L'acqua nera lambisce le rive plutonie, trasformando la spiaggia in una contrada di sospiri. Simon e Jane giocano, ridendo e adocchiandosi. Simon si leva la bombetta nera, la tiene di fronte a sé, e con un astuto colpetto del polso, il cappello sembra prendere vita e balzare via dalle sue mani. Jane ansima. Simon si piega in basso per raccogliere il cappello, ma con un ancora più astuto colpetto di polso, il cappello sembra saltare via dalle sue dita. Jane ride. Simon rincorre il cappello, ma con il più astuto dei colpetti col piede, il cappello saltella via. Jane ride e applaude mentre Simon continua l'inseguimento, mentre cerca di avvicinarsi furtivamente al cappello, quando questo balza via in un un climax finale con Simon che ruzzola per terra, il cappello che si poggia tra le sue gambe divaricate.

E da qualche parte lontano, forse in un sogno, Simon travasa fuori l'ultimo pasto di Jane dal suo stomaco, con lo stesso tipo di mestolo che usa anche a casa.

L'acqua nera inizia a crescere. Simon si alza, ripulendosi. Lui e Jane sono davvero vicini, guardandosi negli occhi, le dita dei piedi che si arricciano e scavano nella sabbia di polvere d'ossa. Lui si lecca le labbra. Lei morde le sue. Imbaldanzito Simon le prende la mano. “Posso chiederle questo ballo?” Lei annuisce. Oscillano nel triste ritmo jazz dell'Acqua Morta. Gli occhi di Jane diventano ampi piatti dorati, così stringe a sé Simon. Si apre a lui.

E da qualche parte lontano, forse in un sogno, Simon tiene in mano il pegno d'amore violaceo e scintillante che è il cuore di Jane.

Danzano sulla marea notturna nella spiaggia sgargiante.

Poggiano le loro fronti una sull'altra, gli occhi a qualche centimentro di distanza. Lei trema e Simon la stringe ancora più a sé. “Perchè il cappio ha morso il tuo collo più volte, Jane?” Lei gli sussurra qualcosa nell'orecchio. “Loro... loro ti hanno appesa più volte--- ti hanno appesa tre volte. Ma perchè?” Lui pone le mani sulle guance di Jane, rassicurandola.

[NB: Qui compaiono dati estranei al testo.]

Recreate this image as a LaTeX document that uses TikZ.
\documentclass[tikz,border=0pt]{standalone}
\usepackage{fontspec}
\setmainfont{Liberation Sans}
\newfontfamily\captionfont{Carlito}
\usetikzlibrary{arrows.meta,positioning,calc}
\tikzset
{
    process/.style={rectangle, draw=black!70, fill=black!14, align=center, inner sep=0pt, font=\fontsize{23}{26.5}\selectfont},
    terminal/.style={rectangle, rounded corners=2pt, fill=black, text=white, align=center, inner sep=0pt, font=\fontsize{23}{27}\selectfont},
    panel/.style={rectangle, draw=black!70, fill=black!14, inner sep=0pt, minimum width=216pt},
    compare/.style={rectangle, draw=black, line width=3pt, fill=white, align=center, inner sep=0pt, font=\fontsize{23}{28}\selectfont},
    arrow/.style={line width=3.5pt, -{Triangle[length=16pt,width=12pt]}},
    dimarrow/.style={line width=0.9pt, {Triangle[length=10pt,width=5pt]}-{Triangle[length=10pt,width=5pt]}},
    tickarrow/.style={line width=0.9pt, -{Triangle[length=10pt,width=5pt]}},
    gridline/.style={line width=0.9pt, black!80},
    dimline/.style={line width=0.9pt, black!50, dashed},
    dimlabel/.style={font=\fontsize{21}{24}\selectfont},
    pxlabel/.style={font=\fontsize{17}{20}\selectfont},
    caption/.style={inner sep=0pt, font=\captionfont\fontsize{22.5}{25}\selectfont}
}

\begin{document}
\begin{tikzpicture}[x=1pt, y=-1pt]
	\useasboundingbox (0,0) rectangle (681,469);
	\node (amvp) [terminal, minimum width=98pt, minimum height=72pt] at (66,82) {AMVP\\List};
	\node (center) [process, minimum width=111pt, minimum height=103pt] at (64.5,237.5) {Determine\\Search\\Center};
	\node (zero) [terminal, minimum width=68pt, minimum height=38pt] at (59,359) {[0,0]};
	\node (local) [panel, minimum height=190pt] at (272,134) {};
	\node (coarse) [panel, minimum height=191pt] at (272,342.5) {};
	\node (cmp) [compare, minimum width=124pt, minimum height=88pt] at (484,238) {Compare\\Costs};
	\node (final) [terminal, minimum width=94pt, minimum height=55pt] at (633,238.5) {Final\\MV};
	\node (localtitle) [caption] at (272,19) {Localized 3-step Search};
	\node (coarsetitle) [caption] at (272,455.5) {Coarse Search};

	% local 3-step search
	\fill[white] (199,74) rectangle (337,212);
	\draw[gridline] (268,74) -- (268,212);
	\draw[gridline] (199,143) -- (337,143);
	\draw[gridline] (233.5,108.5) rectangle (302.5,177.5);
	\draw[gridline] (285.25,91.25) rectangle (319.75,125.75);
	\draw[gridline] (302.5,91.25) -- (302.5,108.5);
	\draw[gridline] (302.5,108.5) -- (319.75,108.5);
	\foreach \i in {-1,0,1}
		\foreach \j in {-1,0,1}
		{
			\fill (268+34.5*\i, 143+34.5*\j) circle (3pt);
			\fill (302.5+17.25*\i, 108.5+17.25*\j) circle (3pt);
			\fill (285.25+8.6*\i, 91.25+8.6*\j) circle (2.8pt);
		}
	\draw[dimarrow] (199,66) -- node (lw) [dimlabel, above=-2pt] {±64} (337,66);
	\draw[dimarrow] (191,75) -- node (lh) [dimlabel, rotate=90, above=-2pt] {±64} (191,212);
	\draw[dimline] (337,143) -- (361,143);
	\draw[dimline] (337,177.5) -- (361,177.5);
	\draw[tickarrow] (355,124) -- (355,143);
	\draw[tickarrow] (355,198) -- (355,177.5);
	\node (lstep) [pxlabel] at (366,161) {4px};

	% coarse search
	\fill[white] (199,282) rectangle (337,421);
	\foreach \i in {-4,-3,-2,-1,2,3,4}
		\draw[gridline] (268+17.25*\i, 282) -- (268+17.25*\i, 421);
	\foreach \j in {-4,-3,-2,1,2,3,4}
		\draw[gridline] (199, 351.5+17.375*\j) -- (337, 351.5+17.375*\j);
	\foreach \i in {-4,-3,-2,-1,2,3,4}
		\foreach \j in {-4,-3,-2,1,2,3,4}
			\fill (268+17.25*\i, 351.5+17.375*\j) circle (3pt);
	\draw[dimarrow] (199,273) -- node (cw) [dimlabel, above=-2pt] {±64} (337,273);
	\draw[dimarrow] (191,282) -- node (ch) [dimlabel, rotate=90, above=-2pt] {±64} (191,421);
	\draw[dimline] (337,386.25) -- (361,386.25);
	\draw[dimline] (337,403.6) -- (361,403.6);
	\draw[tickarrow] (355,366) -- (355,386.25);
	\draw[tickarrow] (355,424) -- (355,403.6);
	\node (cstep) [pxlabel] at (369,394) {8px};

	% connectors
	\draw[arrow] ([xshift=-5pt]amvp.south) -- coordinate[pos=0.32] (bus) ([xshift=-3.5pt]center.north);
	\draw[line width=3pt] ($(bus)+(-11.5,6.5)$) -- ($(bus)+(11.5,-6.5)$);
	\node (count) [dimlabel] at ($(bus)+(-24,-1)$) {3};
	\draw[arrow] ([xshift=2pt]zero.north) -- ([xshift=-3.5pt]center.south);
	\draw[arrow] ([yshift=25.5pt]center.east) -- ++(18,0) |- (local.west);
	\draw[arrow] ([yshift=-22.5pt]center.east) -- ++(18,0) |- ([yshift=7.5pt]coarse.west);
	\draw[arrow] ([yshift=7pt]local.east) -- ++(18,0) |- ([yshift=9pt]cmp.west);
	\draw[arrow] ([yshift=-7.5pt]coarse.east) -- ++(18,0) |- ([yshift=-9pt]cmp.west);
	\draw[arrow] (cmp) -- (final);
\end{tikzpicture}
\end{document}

Smettono di ballare, sebbene l'Acqua Morta continui a suonare.

E da qualche parte lontano, forse in un sogno, il bisturi di Simon esegue un taglio da dietro uno degli orecchi di Jane, oltre il suo capo, fino a dietro l'altro orecchio, e, con uno strattone, scuoia amorevolmente la sua testa.

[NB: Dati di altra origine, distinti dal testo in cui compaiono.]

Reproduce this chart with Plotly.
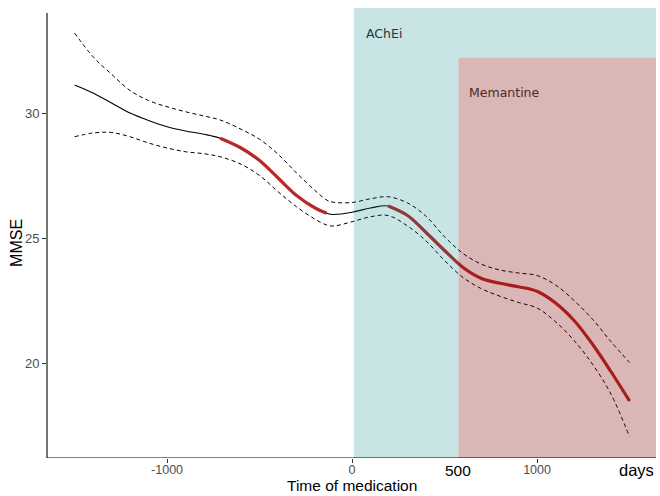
import plotly.graph_objects as go

# ---- data ----
days = [-1500, -1400, -1300, -1200, -1100, -1000, -900, -800, -713, -600, -500,
        -400, -300, -200, -137, -100, 0, 100, 195, 300, 400, 500, 600, 700, 800,
        900, 1000, 1100, 1200, 1300, 1400, 1500]
fit = [31.12, 30.8, 30.4, 30.0, 29.7, 29.45, 29.28, 29.15, 28.99, 28.6, 28.1,
       27.4, 26.7, 26.2, 25.99, 25.94, 26.03, 26.2, 26.28, 25.9, 25.22, 24.5, 23.82,
       23.38, 23.19, 23.05, 22.87, 22.4, 21.7, 20.75, 19.65, 18.48]
upper = [33.2, 32.25, 31.55, 30.9, 30.5, 30.25, 30.05, 29.88, 29.72, 29.35, 28.95,
         28.35, 27.6, 26.9, 26.52, 26.43, 26.42, 26.57, 26.65, 26.4, 25.87, 25.05, 24.38,
         23.95, 23.72, 23.6, 23.5, 23.12, 22.5, 21.75, 20.85, 20.02]
lower = [29.05, 29.2, 29.22, 29.05, 28.8, 28.6, 28.45, 28.37, 28.25, 27.95, 27.5,
         26.85, 26.25, 25.75, 25.52, 25.48, 25.65, 25.85, 25.9, 25.48, 24.88, 24.1, 23.42,
         22.97, 22.67, 22.42, 22.2, 21.65, 20.9, 19.95, 18.75, 17.05]
red_segments = [(-713, -137), (195, 1500)]
ache_start = 10
mem_start = 575
mem_top = 32.21
x_ticks = [-1000, 0, 1000]
x_ticktext = ["-1000", "0", "1000"]
y_ticks = [20, 25, 30]

XR = [-1649, 1643]
YR = [16.2, 34.2]

fig = go.Figure()

dash_style = dict(color="black", width=1, dash="4px,3px", shape="spline", smoothing=1)
fig.add_trace(go.Scatter(x=days, y=upper, mode="lines", line=dash_style, hoverinfo="skip"))
fig.add_trace(go.Scatter(x=days, y=lower, mode="lines", line=dash_style, hoverinfo="skip"))
fig.add_trace(go.Scatter(x=days, y=fit, mode="lines",
                         line=dict(color="black", width=1.1, shape="spline", smoothing=1),
                         hoverinfo="skip"))
for a, b in red_segments:
    xs = [d for d in days if a <= d <= b]
    ys = [f for d, f in zip(days, fit) if a <= d <= b]
    fig.add_trace(go.Scatter(x=xs, y=ys, mode="lines",
                             line=dict(color="#b82828", width=3.2, shape="spline", smoothing=1),
                             hoverinfo="skip"))

teal = "rgba(0,128,128,0.21)"
maroon = "rgba(128,0,0,0.285)"
shapes = [
    dict(type="rect", xref="x", yref="y", x0=ache_start, x1=mem_start, y0=YR[0], y1=YR[1],
         fillcolor=teal, line=dict(width=0), layer="above"),
    dict(type="rect", xref="x", yref="y", x0=mem_start, x1=XR[1], y0=mem_top, y1=YR[1],
         fillcolor=teal, line=dict(width=0), layer="above"),
    dict(type="rect", xref="x", yref="y", x0=mem_start, x1=XR[1], y0=YR[0], y1=mem_top,
         fillcolor=maroon, line=dict(width=0), layer="above"),
    # axis lines (theme_classic style)
    dict(type="line", xref="paper", yref="y", x0=0, x1=0, y0=YR[0], y1=34.0,
         line=dict(color="black", width=1.1), layer="above"),
    dict(type="line", xref="paper", yref="y", x0=0, x1=1, y0=YR[0], y1=YR[0],
         line=dict(color="black", width=1.1), layer="above"),
]

annotations = [
    dict(text="AChEi", x=65, y=33.2, xref="x", yref="y", xanchor="left", yanchor="middle",
         showarrow=False, font=dict(family="DejaVu Sans", size=12.5, color="#1f3838")),
    dict(text="Memantine", x=621, y=30.84, xref="x", yref="y", xanchor="left", yanchor="middle",
         showarrow=False, font=dict(family="DejaVu Sans", size=12.5, color="#4a2a2a")),
    dict(text="500", x=mem_start, y=-0.028, xref="x", yref="paper", xanchor="center",
         yanchor="middle", showarrow=False,
         font=dict(family="Liberation Sans, Arial", size=15.5, color="black")),
    dict(text="days", x=1535, y=-0.026, xref="x", yref="paper", xanchor="center",
         yanchor="middle", showarrow=False,
         font=dict(family="Liberation Sans, Arial", size=16.5, color="black")),
    dict(text="Time of medication", x=0.5, y=-0.0844, xref="paper", yref="paper",
         xanchor="center", yanchor="bottom", showarrow=False,
         font=dict(family="Liberation Sans, Arial", size=15.5, color="black")),
    dict(text="MMSE", x=-0.0493, y=0.478, xref="paper", yref="paper", textangle=-90,
         xanchor="center", yanchor="middle", showarrow=False,
         font=dict(family="Liberation Sans, Arial", size=16, color="black")),
]

fig.update_layout(
    width=660, height=496,
    margin=dict(l=47, r=4, t=8, b=38),
    paper_bgcolor="white", plot_bgcolor="white",
    showlegend=False,
    shapes=shapes, annotations=annotations,
    xaxis=dict(range=XR, tickvals=x_ticks, ticktext=x_ticktext, ticks="outside",
               ticklen=4, tickcolor="#333333", tickwidth=1, showgrid=False, zeroline=False,
               showline=False, ticklabelstandoff=-4,
               tickfont=dict(family="Liberation Sans, Arial", size=12.5, color="#4d4d4d")),
    yaxis=dict(range=YR, tickvals=y_ticks, ticks="outside", ticklen=4, tickcolor="#333333",
               tickwidth=1, showgrid=False, zeroline=False, showline=False,
               tickfont=dict(family="Liberation Sans, Arial", size=13, color="#4d4d4d")),
)

fig.write_html("out.html")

Passeggiano lungo la riva plutonia, mano nella mano. Simon si ferma. “Volevano qualcosa, eh Jane? Ti hanno appesa a quel cappio tre volte per spaventarti e ogni volta che ti abbassavano ti facevano delle domande.” Jane annuisce, sospirando in un mezzo sorriso. “Perchè?” Le si morde il labbro inferiore, scrolla le spalle, e distoglie lo sguardo da Simon, fronteggiando il mare d'ebano.

Lei stacca i petali dal giglio e li lascia vagare trasportati dal necro-vento. “Chi ti ha fatto questo, Jane? E perchè?” Simon la sfiora e---

No.

Qualcosa sbatte in lontananza.

Non ancora.

Il mondo si scioglie in cera. L'Acqua Morta evapora. Jane cade indietro. Simon urla, la sfiora, afferra il giglio e cerca di tirarla indietro, ma il fiore appassisce nelle sue mani.

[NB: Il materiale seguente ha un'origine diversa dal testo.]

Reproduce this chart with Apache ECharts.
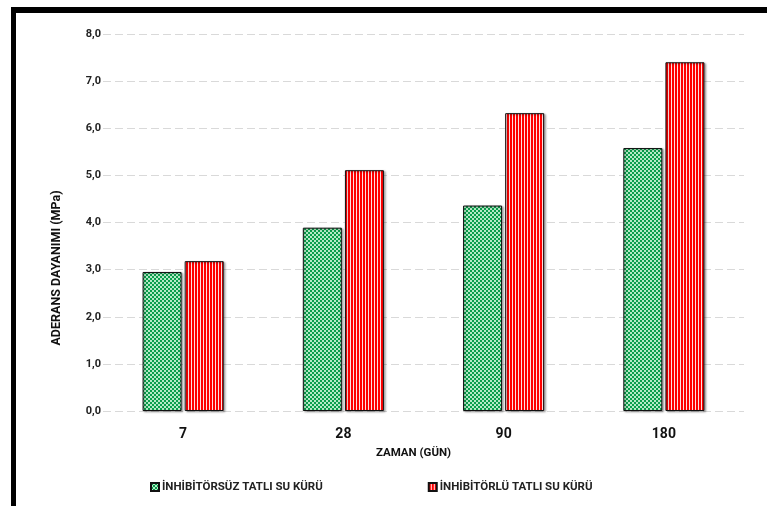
<!DOCTYPE html>
<html><head><meta charset="utf-8">
<script src="https://cdn.jsdelivr.net/npm/echarts@6/dist/echarts.min.js"></script>
<style>html,body{margin:0;padding:0;background:#fff}#c{width:767px;height:506px}</style>
</head><body><div id="c"></div><script>
const categories = ['7', '28', '90', '180'];
const seriesNames = ['İNHİBİTÖRSÜZ TATLI SU KÜRÜ', 'İNHİBİTÖRLÜ TATLI SU KÜRÜ'];
const withoutInhibitor = [2.95, 3.89, 4.36, 5.58];
const withInhibitor = [3.18, 5.11, 6.32, 7.40];
const yTicks = { min: 0, max: 8, interval: 1 };
const xTitle = 'ZAMAN (GÜN)';
const yTitle = 'ADERANS DAYANIMI (MPa)';

function checker() {
  const c = document.createElement('canvas'); c.width = 4; c.height = 4;
  const g = c.getContext('2d');
  g.fillStyle = '#b4eac6'; g.fillRect(0, 0, 4, 4);
  g.fillStyle = '#0a9e4c';
  g.fillRect(0, 0, 2, 2); g.fillRect(2, 2, 2, 2);
  return c;
}
function stripes() {
  const c = document.createElement('canvas'); c.width = 3; c.height = 4;
  const g = c.getContext('2d');
  g.fillStyle = '#ff0000'; g.fillRect(0, 0, 3, 4);
  g.fillStyle = '#ffe0e0'; g.fillRect(2, 0, 1, 4);
  return c;
}
const font = 'Roboto, "Liberation Sans", sans-serif';
const chart = echarts.init(document.getElementById('c'), null, { renderer: 'canvas' });
const barStyle = (img) => ({
  color: { image: img, repeat: 'repeat' },
  borderColor: '#111', borderWidth: 1,
  shadowColor: 'rgba(0,0,0,0.35)', shadowBlur: 2, shadowOffsetX: 1.5, shadowOffsetY: 1
});
chart.setOption({
  animation: false,
  backgroundColor: '#fff',
  textStyle: { fontFamily: font },
  grid: { left: 103, right: 23, top: 34, bottom: 95, containLabel: false },
  xAxis: {
    type: 'category', data: categories,
    axisLine: { show: false }, axisTick: { show: false },
    axisLabel: { fontFamily: font, fontWeight: 'bold', fontSize: 14, color: '#111', margin: 16 },
    name: xTitle, nameLocation: 'middle', nameGap: 36,
    nameTextStyle: { fontFamily: font, fontWeight: 'bold', fontSize: 11.5, color: '#111', padding: [0, 20, 0, 0] }
  },
  yAxis: {
    type: 'value', min: yTicks.min, max: yTicks.max, interval: yTicks.interval,
    axisLine: { show: false }, axisTick: { show: false },
    axisLabel: { fontFamily: font, fontWeight: 'bold', fontSize: 11, color: '#222', margin: 2,
      formatter: v => v.toFixed(1).replace('.', ',') },
    splitLine: { lineStyle: { color: '#d9d9d9', width: 1, type: [8, 4] } }
  },
  legend: {
    data: seriesNames, bottom: 8, left: 145, itemWidth: 8, itemHeight: 8, itemGap: 105,
    icon: 'rect',
    textStyle: { fontFamily: font, fontWeight: 'bold', fontSize: 11.5, color: '#222', padding: [0, 0, 0, -2] }
  },
  series: [
    { name: seriesNames[0], type: 'bar', data: withoutInhibitor, barWidth: 39, barGap: '8%', itemStyle: barStyle(checker()) },
    { name: seriesNames[1], type: 'bar', data: withInhibitor, barWidth: 39, itemStyle: barStyle(stripes()) }
  ],
  graphic: [
    { type: 'rect', shape: { x: 11, y: 7, width: 756, height: 6 }, style: { fill: '#000' } },
    { type: 'rect', shape: { x: 11, y: 7, width: 5, height: 499 }, style: { fill: '#000' } },
    { type: 'text', x: 57, y: 268, rotation: Math.PI / 2,
      style: { text: yTitle, fontFamily: font, fontWeight: 'bold', fontSize: 12.5, fill: '#111', align: 'center', verticalAlign: 'middle' } }
  ]
});
</script></body></html>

La polvere si disperde attraverso le sue dita mentre le stringe e Jane scivola via come i ricordi di un sogno che si dissolvono sotto il getto della doccia.

No-no-no-no-no-no-no---

Non vuole abbandonare l'istante. Non vuole tornare alla sua vita da sonnambulo. Ma sente le esplosioni tettoniche di qualcuno che sta bussando alla porta del Laboratorio Autopsie 6.